Requirement:
Copy the records below exactly as they appear.

Records supplied:
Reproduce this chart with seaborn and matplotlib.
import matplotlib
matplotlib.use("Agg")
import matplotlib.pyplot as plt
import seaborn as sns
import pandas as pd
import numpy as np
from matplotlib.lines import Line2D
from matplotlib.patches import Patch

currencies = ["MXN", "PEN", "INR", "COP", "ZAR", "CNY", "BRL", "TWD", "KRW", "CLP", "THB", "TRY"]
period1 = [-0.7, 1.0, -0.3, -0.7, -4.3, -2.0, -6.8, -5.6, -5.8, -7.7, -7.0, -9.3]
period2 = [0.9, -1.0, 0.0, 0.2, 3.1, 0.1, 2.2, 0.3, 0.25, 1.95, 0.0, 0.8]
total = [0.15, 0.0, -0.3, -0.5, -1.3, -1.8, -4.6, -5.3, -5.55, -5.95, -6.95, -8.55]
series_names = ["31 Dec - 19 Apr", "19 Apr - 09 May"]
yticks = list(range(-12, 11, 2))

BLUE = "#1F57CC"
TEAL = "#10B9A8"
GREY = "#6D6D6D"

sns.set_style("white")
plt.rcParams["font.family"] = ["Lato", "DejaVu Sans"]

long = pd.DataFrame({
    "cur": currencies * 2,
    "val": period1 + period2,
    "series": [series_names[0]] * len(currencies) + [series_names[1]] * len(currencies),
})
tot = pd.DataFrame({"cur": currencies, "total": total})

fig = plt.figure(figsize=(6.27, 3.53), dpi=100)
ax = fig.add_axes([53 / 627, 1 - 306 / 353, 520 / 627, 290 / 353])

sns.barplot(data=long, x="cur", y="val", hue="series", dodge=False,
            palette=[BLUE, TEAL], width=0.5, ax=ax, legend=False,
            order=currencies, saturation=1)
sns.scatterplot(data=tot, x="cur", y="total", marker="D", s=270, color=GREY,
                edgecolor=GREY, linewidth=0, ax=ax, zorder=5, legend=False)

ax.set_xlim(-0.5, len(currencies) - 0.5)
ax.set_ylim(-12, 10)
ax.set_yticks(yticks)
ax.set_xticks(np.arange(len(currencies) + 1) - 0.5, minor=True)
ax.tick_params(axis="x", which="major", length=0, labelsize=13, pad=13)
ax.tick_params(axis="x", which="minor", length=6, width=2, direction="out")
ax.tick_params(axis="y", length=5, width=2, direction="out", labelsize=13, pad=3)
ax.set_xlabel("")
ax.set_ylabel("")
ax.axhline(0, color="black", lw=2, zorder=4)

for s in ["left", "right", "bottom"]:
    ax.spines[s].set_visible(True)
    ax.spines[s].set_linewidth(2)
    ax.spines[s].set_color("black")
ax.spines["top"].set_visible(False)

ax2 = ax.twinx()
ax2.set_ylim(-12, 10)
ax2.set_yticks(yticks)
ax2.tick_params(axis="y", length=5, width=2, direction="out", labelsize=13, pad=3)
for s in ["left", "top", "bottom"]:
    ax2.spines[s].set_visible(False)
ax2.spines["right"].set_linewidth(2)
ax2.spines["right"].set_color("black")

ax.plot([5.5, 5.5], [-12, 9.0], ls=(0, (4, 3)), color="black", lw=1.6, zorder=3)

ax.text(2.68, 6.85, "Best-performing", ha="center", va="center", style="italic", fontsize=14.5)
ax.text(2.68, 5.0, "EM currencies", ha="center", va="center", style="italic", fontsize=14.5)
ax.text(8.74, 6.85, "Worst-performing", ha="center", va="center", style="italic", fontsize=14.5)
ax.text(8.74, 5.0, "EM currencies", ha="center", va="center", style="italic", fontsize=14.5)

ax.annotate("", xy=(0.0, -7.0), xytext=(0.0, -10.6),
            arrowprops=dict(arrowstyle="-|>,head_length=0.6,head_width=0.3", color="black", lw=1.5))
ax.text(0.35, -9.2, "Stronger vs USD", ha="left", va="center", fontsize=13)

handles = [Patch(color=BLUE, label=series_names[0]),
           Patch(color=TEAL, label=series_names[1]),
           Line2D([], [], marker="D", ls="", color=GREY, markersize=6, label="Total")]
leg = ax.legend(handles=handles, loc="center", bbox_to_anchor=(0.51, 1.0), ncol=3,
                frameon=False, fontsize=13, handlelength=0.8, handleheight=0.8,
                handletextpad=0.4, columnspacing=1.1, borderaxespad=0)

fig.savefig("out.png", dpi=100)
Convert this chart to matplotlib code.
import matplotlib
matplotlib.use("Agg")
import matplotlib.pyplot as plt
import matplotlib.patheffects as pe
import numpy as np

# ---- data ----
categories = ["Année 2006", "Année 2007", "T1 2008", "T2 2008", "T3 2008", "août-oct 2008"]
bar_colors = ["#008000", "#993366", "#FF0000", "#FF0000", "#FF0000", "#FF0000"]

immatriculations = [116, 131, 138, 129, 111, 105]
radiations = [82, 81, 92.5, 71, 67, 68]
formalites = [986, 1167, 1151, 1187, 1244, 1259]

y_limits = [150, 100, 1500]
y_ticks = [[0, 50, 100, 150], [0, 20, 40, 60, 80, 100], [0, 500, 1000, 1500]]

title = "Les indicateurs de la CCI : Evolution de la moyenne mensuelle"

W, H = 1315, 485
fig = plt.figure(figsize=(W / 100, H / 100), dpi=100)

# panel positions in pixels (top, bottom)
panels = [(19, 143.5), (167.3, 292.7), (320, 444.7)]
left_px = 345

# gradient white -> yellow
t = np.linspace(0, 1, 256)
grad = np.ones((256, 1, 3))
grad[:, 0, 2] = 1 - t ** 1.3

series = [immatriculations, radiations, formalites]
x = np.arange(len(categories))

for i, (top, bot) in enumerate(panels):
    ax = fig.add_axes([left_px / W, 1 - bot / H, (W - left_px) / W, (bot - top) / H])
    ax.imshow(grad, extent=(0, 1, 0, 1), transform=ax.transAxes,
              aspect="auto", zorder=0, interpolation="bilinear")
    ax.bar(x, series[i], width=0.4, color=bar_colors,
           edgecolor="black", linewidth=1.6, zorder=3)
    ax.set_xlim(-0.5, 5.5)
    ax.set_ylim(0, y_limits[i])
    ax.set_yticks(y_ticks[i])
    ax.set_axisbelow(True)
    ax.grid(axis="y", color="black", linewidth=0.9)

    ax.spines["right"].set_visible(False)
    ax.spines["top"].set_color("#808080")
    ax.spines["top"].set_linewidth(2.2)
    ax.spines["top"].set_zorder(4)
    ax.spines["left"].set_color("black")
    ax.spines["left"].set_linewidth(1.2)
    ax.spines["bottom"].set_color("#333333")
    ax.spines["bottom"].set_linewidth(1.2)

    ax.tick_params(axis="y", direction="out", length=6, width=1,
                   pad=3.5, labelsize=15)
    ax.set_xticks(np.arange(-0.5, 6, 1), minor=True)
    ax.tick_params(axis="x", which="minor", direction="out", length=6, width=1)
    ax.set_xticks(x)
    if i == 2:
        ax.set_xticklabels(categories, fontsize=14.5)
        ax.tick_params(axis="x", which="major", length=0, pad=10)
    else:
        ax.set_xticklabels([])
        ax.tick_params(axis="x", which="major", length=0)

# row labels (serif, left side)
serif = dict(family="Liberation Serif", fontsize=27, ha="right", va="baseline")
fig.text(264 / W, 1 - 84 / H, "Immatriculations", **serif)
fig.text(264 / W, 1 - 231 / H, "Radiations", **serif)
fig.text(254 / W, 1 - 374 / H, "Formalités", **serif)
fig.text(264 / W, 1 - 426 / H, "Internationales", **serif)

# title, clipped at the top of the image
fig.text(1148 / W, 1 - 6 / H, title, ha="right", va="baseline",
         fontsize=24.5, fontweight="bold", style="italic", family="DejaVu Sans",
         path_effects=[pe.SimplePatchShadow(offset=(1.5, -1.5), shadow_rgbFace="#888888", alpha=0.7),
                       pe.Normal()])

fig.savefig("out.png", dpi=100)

Output for this exercise:
Reproduce this chart with seaborn and matplotlib.
import matplotlib
matplotlib.use("Agg")
import matplotlib.pyplot as plt
import seaborn as sns
import pandas as pd
import numpy as np
from matplotlib.lines import Line2D
from matplotlib.patches import Patch

currencies = ["MXN", "PEN", "INR", "COP", "ZAR", "CNY", "BRL", "TWD", "KRW", "CLP", "THB", "TRY"]
period1 = [-0.7, 1.0, -0.3, -0.7, -4.3, -2.0, -6.8, -5.6, -5.8, -7.7, -7.0, -9.3]
period2 = [0.9, -1.0, 0.0, 0.2, 3.1, 0.1, 2.2, 0.3, 0.25, 1.95, 0.0, 0.8]
total = [0.15, 0.0, -0.3, -0.5, -1.3, -1.8, -4.6, -5.3, -5.55, -5.95, -6.95, -8.55]
series_names = ["31 Dec - 19 Apr", "19 Apr - 09 May"]
yticks = list(range(-12, 11, 2))

BLUE = "#1F57CC"
TEAL = "#10B9A8"
GREY = "#6D6D6D"

sns.set_style("white")
plt.rcParams["font.family"] = ["Lato", "DejaVu Sans"]

long = pd.DataFrame({
    "cur": currencies * 2,
    "val": period1 + period2,
    "series": [series_names[0]] * len(currencies) + [series_names[1]] * len(currencies),
})
tot = pd.DataFrame({"cur": currencies, "total": total})

fig = plt.figure(figsize=(6.27, 3.53), dpi=100)
ax = fig.add_axes([53 / 627, 1 - 306 / 353, 520 / 627, 290 / 353])

sns.barplot(data=long, x="cur", y="val", hue="series", dodge=False,
            palette=[BLUE, TEAL], width=0.5, ax=ax, legend=False,
            order=currencies, saturation=1)
sns.scatterplot(data=tot, x="cur", y="total", marker="D", s=270, color=GREY,
                edgecolor=GREY, linewidth=0, ax=ax, zorder=5, legend=False)

ax.set_xlim(-0.5, len(currencies) - 0.5)
ax.set_ylim(-12, 10)
ax.set_yticks(yticks)
ax.set_xticks(np.arange(len(currencies) + 1) - 0.5, minor=True)
ax.tick_params(axis="x", which="major", length=0, labelsize=13, pad=13)
ax.tick_params(axis="x", which="minor", length=6, width=2, direction="out")
ax.tick_params(axis="y", length=5, width=2, direction="out", labelsize=13, pad=3)
ax.set_xlabel("")
ax.set_ylabel("")
ax.axhline(0, color="black", lw=2, zorder=4)

for s in ["left", "right", "bottom"]:
    ax.spines[s].set_visible(True)
    ax.spines[s].set_linewidth(2)
    ax.spines[s].set_color("black")
ax.spines["top"].set_visible(False)

ax2 = ax.twinx()
ax2.set_ylim(-12, 10)
ax2.set_yticks(yticks)
ax2.tick_params(axis="y", length=5, width=2, direction="out", labelsize=13, pad=3)
for s in ["left", "top", "bottom"]:
    ax2.spines[s].set_visible(False)
ax2.spines["right"].set_linewidth(2)
ax2.spines["right"].set_color("black")

ax.plot([5.5, 5.5], [-12, 9.0], ls=(0, (4, 3)), color="black", lw=1.6, zorder=3)

ax.text(2.68, 6.85, "Best-performing", ha="center", va="center", style="italic", fontsize=14.5)
ax.text(2.68, 5.0, "EM currencies", ha="center", va="center", style="italic", fontsize=14.5)
ax.text(8.74, 6.85, "Worst-performing", ha="center", va="center", style="italic", fontsize=14.5)
ax.text(8.74, 5.0, "EM currencies", ha="center", va="center", style="italic", fontsize=14.5)

ax.annotate("", xy=(0.0, -7.0), xytext=(0.0, -10.6),
            arrowprops=dict(arrowstyle="-|>,head_length=0.6,head_width=0.3", color="black", lw=1.5))
ax.text(0.35, -9.2, "Stronger vs USD", ha="left", va="center", fontsize=13)

handles = [Patch(color=BLUE, label=series_names[0]),
           Patch(color=TEAL, label=series_names[1]),
           Line2D([], [], marker="D", ls="", color=GREY, markersize=6, label="Total")]
leg = ax.legend(handles=handles, loc="center", bbox_to_anchor=(0.51, 1.0), ncol=3,
                frameon=False, fontsize=13, handlelength=0.8, handleheight=0.8,
                handletextpad=0.4, columnspacing=1.1, borderaxespad=0)

fig.savefig("out.png", dpi=100)
Convert this chart to matplotlib code.
import matplotlib
matplotlib.use("Agg")
import matplotlib.pyplot as plt
import matplotlib.patheffects as pe
import numpy as np

# ---- data ----
categories = ["Année 2006", "Année 2007", "T1 2008", "T2 2008", "T3 2008", "août-oct 2008"]
bar_colors = ["#008000", "#993366", "#FF0000", "#FF0000", "#FF0000", "#FF0000"]

immatriculations = [116, 131, 138, 129, 111, 105]
radiations = [82, 81, 92.5, 71, 67, 68]
formalites = [986, 1167, 1151, 1187, 1244, 1259]

y_limits = [150, 100, 1500]
y_ticks = [[0, 50, 100, 150], [0, 20, 40, 60, 80, 100], [0, 500, 1000, 1500]]

title = "Les indicateurs de la CCI : Evolution de la moyenne mensuelle"

W, H = 1315, 485
fig = plt.figure(figsize=(W / 100, H / 100), dpi=100)

# panel positions in pixels (top, bottom)
panels = [(19, 143.5), (167.3, 292.7), (320, 444.7)]
left_px = 345

# gradient white -> yellow
t = np.linspace(0, 1, 256)
grad = np.ones((256, 1, 3))
grad[:, 0, 2] = 1 - t ** 1.3

series = [immatriculations, radiations, formalites]
x = np.arange(len(categories))

for i, (top, bot) in enumerate(panels):
    ax = fig.add_axes([left_px / W, 1 - bot / H, (W - left_px) / W, (bot - top) / H])
    ax.imshow(grad, extent=(0, 1, 0, 1), transform=ax.transAxes,
              aspect="auto", zorder=0, interpolation="bilinear")
    ax.bar(x, series[i], width=0.4, color=bar_colors,
           edgecolor="black", linewidth=1.6, zorder=3)
    ax.set_xlim(-0.5, 5.5)
    ax.set_ylim(0, y_limits[i])
    ax.set_yticks(y_ticks[i])
    ax.set_axisbelow(True)
    ax.grid(axis="y", color="black", linewidth=0.9)

    ax.spines["right"].set_visible(False)
    ax.spines["top"].set_color("#808080")
    ax.spines["top"].set_linewidth(2.2)
    ax.spines["top"].set_zorder(4)
    ax.spines["left"].set_color("black")
    ax.spines["left"].set_linewidth(1.2)
    ax.spines["bottom"].set_color("#333333")
    ax.spines["bottom"].set_linewidth(1.2)

    ax.tick_params(axis="y", direction="out", length=6, width=1,
                   pad=3.5, labelsize=15)
    ax.set_xticks(np.arange(-0.5, 6, 1), minor=True)
    ax.tick_params(axis="x", which="minor", direction="out", length=6, width=1)
    ax.set_xticks(x)
    if i == 2:
        ax.set_xticklabels(categories, fontsize=14.5)
        ax.tick_params(axis="x", which="major", length=0, pad=10)
    else:
        ax.set_xticklabels([])
        ax.tick_params(axis="x", which="major", length=0)

# row labels (serif, left side)
serif = dict(family="Liberation Serif", fontsize=27, ha="right", va="baseline")
fig.text(264 / W, 1 - 84 / H, "Immatriculations", **serif)
fig.text(264 / W, 1 - 231 / H, "Radiations", **serif)
fig.text(254 / W, 1 - 374 / H, "Formalités", **serif)
fig.text(264 / W, 1 - 426 / H, "Internationales", **serif)

# title, clipped at the top of the image
fig.text(1148 / W, 1 - 6 / H, title, ha="right", va="baseline",
         fontsize=24.5, fontweight="bold", style="italic", family="DejaVu Sans",
         path_effects=[pe.SimplePatchShadow(offset=(1.5, -1.5), shadow_rgbFace="#888888", alpha=0.7),
                       pe.Normal()])

fig.savefig("out.png", dpi=100)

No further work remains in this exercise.